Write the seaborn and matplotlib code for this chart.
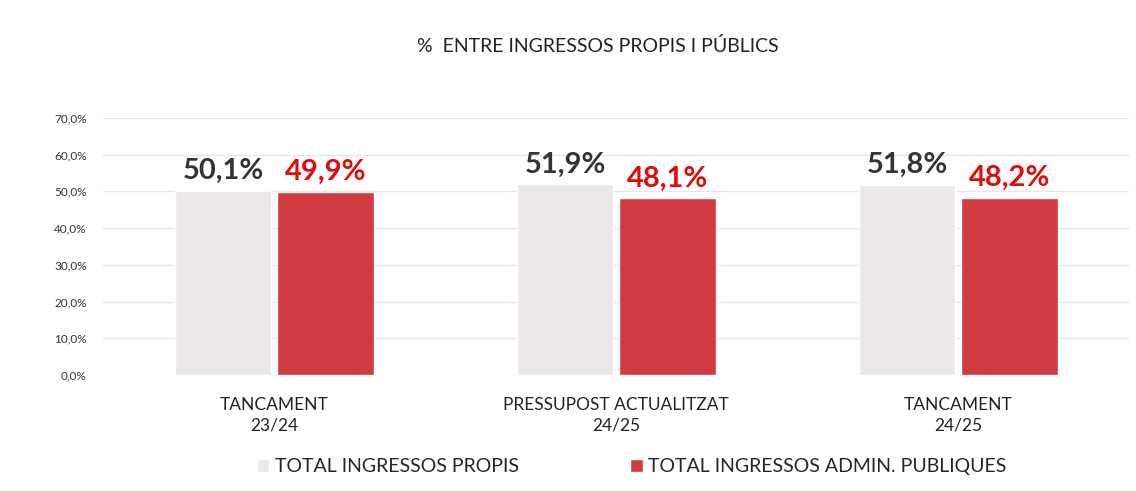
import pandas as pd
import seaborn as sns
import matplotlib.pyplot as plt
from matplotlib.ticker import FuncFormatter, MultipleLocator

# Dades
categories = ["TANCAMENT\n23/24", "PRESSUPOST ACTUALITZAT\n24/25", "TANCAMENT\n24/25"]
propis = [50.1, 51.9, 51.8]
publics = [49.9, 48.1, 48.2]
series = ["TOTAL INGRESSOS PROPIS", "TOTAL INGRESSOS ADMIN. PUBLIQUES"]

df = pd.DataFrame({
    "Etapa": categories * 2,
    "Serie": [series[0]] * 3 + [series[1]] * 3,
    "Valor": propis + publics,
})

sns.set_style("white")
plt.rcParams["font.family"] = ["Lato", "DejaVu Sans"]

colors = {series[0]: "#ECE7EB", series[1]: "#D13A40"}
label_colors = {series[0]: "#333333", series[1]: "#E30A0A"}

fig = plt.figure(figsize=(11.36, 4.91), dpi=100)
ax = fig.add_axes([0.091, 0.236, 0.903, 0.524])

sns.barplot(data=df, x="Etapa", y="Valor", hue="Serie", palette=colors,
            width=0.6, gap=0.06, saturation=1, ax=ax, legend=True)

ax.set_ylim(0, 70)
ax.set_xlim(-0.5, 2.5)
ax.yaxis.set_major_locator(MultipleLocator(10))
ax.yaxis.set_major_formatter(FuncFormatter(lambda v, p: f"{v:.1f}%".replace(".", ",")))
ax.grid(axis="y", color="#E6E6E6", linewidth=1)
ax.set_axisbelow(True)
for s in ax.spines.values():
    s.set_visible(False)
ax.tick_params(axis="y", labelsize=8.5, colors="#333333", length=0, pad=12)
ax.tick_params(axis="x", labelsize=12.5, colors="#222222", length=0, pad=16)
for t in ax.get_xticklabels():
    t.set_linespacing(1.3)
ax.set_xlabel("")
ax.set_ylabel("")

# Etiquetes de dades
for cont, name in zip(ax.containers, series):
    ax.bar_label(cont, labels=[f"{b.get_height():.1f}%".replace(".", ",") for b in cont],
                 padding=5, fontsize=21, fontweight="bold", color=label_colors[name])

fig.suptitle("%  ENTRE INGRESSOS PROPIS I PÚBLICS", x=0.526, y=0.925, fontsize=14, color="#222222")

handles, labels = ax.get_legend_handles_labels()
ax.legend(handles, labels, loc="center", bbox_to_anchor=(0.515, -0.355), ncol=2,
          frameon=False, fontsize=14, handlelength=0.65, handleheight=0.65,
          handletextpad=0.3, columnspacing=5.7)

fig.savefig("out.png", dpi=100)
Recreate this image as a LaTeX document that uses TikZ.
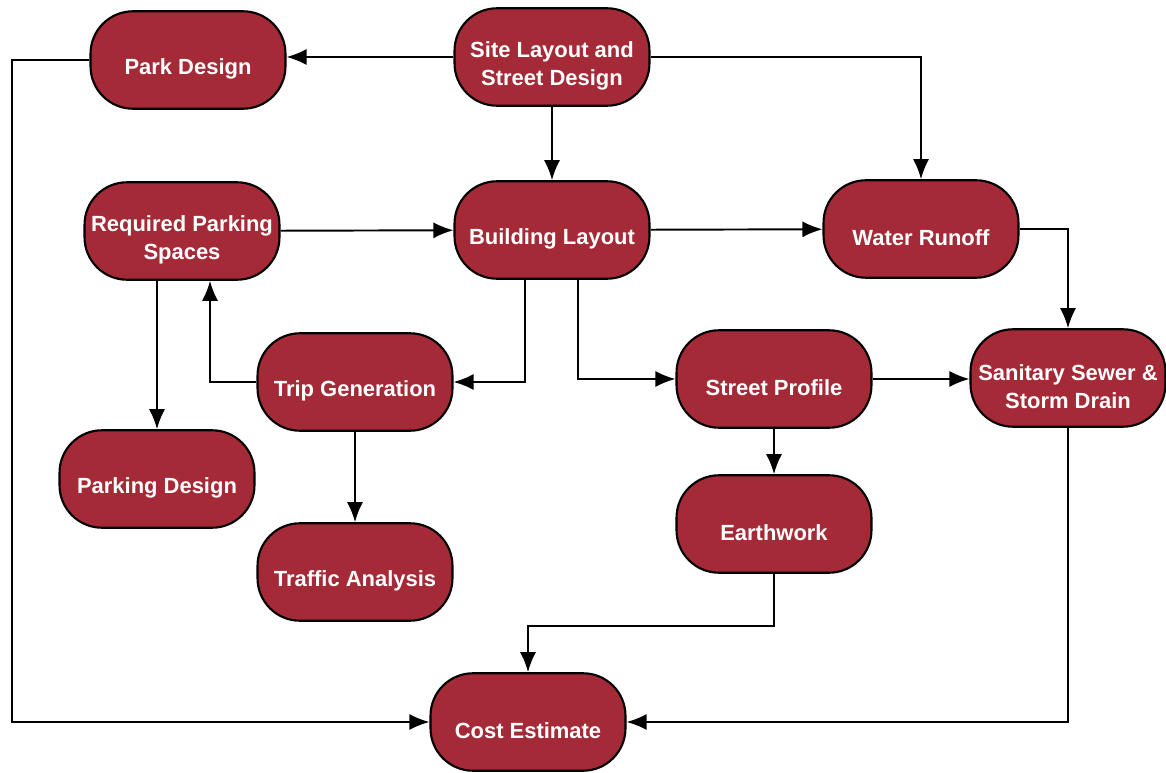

- TASK REQUIREMENTS
The entries above are to be returned exactly, without their pictures.

- WRITTEN SOLUTION
Write the seaborn and matplotlib code for this chart.
import pandas as pd
import seaborn as sns
import matplotlib.pyplot as plt
from matplotlib.ticker import FuncFormatter, MultipleLocator

# Dades
categories = ["TANCAMENT\n23/24", "PRESSUPOST ACTUALITZAT\n24/25", "TANCAMENT\n24/25"]
propis = [50.1, 51.9, 51.8]
publics = [49.9, 48.1, 48.2]
series = ["TOTAL INGRESSOS PROPIS", "TOTAL INGRESSOS ADMIN. PUBLIQUES"]

df = pd.DataFrame({
    "Etapa": categories * 2,
    "Serie": [series[0]] * 3 + [series[1]] * 3,
    "Valor": propis + publics,
})

sns.set_style("white")
plt.rcParams["font.family"] = ["Lato", "DejaVu Sans"]

colors = {series[0]: "#ECE7EB", series[1]: "#D13A40"}
label_colors = {series[0]: "#333333", series[1]: "#E30A0A"}

fig = plt.figure(figsize=(11.36, 4.91), dpi=100)
ax = fig.add_axes([0.091, 0.236, 0.903, 0.524])

sns.barplot(data=df, x="Etapa", y="Valor", hue="Serie", palette=colors,
            width=0.6, gap=0.06, saturation=1, ax=ax, legend=True)

ax.set_ylim(0, 70)
ax.set_xlim(-0.5, 2.5)
ax.yaxis.set_major_locator(MultipleLocator(10))
ax.yaxis.set_major_formatter(FuncFormatter(lambda v, p: f"{v:.1f}%".replace(".", ",")))
ax.grid(axis="y", color="#E6E6E6", linewidth=1)
ax.set_axisbelow(True)
for s in ax.spines.values():
    s.set_visible(False)
ax.tick_params(axis="y", labelsize=8.5, colors="#333333", length=0, pad=12)
ax.tick_params(axis="x", labelsize=12.5, colors="#222222", length=0, pad=16)
for t in ax.get_xticklabels():
    t.set_linespacing(1.3)
ax.set_xlabel("")
ax.set_ylabel("")

# Etiquetes de dades
for cont, name in zip(ax.containers, series):
    ax.bar_label(cont, labels=[f"{b.get_height():.1f}%".replace(".", ",") for b in cont],
                 padding=5, fontsize=21, fontweight="bold", color=label_colors[name])

fig.suptitle("%  ENTRE INGRESSOS PROPIS I PÚBLICS", x=0.526, y=0.925, fontsize=14, color="#222222")

handles, labels = ax.get_legend_handles_labels()
ax.legend(handles, labels, loc="center", bbox_to_anchor=(0.515, -0.355), ncol=2,
          frameon=False, fontsize=14, handlelength=0.65, handleheight=0.65,
          handletextpad=0.3, columnspacing=5.7)

fig.savefig("out.png", dpi=100)
Recreate this image as a LaTeX document that uses TikZ.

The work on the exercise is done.